Phoenix explicitly encourages an internal service-like layer with Contexts. I really like this approach in theory, though I haven’t written anything serious enough with Phoenix to pressure test it. As a side note, I also like how the web/REST interface itself is treated as a separate Context in Phoenix.
At edX, we’ve done some work around having service interfaces declared in an api.py
file to give a service layer, but I keep wanting to reach for a better solution. I just read the docs for django-api-domains linked above, and I broadly agree with the high level concepts of having an explicit service layer, but I feel like every time I’ve tried to walk down that path in my own attempts, I end up with something clunky and redundant. Please understand that I think Django is great and I believe that Open edX owes much of its success to the framework. I think it’s very reasonably put together. It’s just that I can’t line up all the pieces in a natural way in my head for this use case.
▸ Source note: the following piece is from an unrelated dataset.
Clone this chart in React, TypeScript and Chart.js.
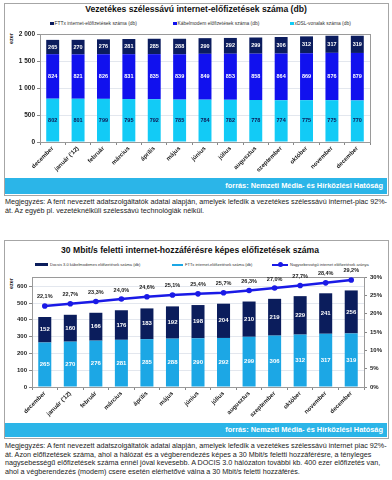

If I could magically have everything I wanted, our codebase might look like:
- ~10 domains, each having potentially ~10 apps inside (total codebase ~1M lines)
- Each domain has multiple public in-process service interfaces (one per named release), to make upgrade cycles for third parties easier.
- Each domain has some set of data structures, and signals that can be hooked into.
- There exists some straightforward pattern for third parties to extend by associating their own data with something in the domain. For instance, say my custom app wants to be able to add something to a course enrollment, so I can pull that up without going through N+1 queries.
- REST or GraphQL APIs could span multiple domains, and talk to them via their service interface.
- We should leverage existing work as much as possible–I don’t want to introduce something that looks alien to other Django devs or that requires a lot of work to maintain.
- Django Admin might be nice, at least for simple operations, but I could live without it.
My goal would be to consolidate business logic and maintain a smaller, more stable public API for other domains and third party apps. Hiding Django (“the framework is an implementation detail” philosophy) would not be a goal in and of itself. I want to add as little as possible to achieve those goals.
But here I start running into some issues:
Where does validation happen?
We don’t really use Django forms, preferring to use React frontends and DRF for the REST APIs they talk to. Put it in the model’s save()
? That’s less than ideal, and hard to bubble up the exact errors. DRF has some nice validation/serialization facilities, but that’s supposed to be at a layer outside the domain’s service. Make something in the domain service’s public API to do validation that happens to trivially convert to something DRF can use?
Maybe the REST API layer is really a peer to the service layer and not a layer on top of it, and so has access to all the internals? But how would cross-domain APIs work? And would we start to see drift in validation/logic rules between the REST API and service API?
Hiding the models
We don’t want to pass models around through the public service interface because we want more freedom to change how we store the data behind the service, and we also don’t want to pass around a giant API window that allows people to arbitrarily query the database in completely unpredictable ways.
So maybe data classes, with translation happening at the service layer? But again, DRF has all this nice stuff that expects to work with models. I mean, basically everything in the Django ecosystem has nice things that work with models directly because they expect to be the interface between models and the browser making requests. So I can see how it would work, but it feels a like you have to leave a lot of conveniences to get there.
Efficient Querying
N+1 queries are one of the banes of my existence. But avoiding them means some level of model relationships. Possibly create a limited API here that allows you to key off of the primary key of another Domain’s model? This sets off all kinds of coupling alarm bells, but there are both performance and data integrity arguments for having something at this layer. This could probably be limited to only one or two models per domain, for the most common things that are hung off them (e.g. courses, enrollments, students).
I’m working on a little side project to experiment with these concepts. I’ll definitely be looking at django-api-domains and dry-python while I’m exploring ideas. Thanks folks!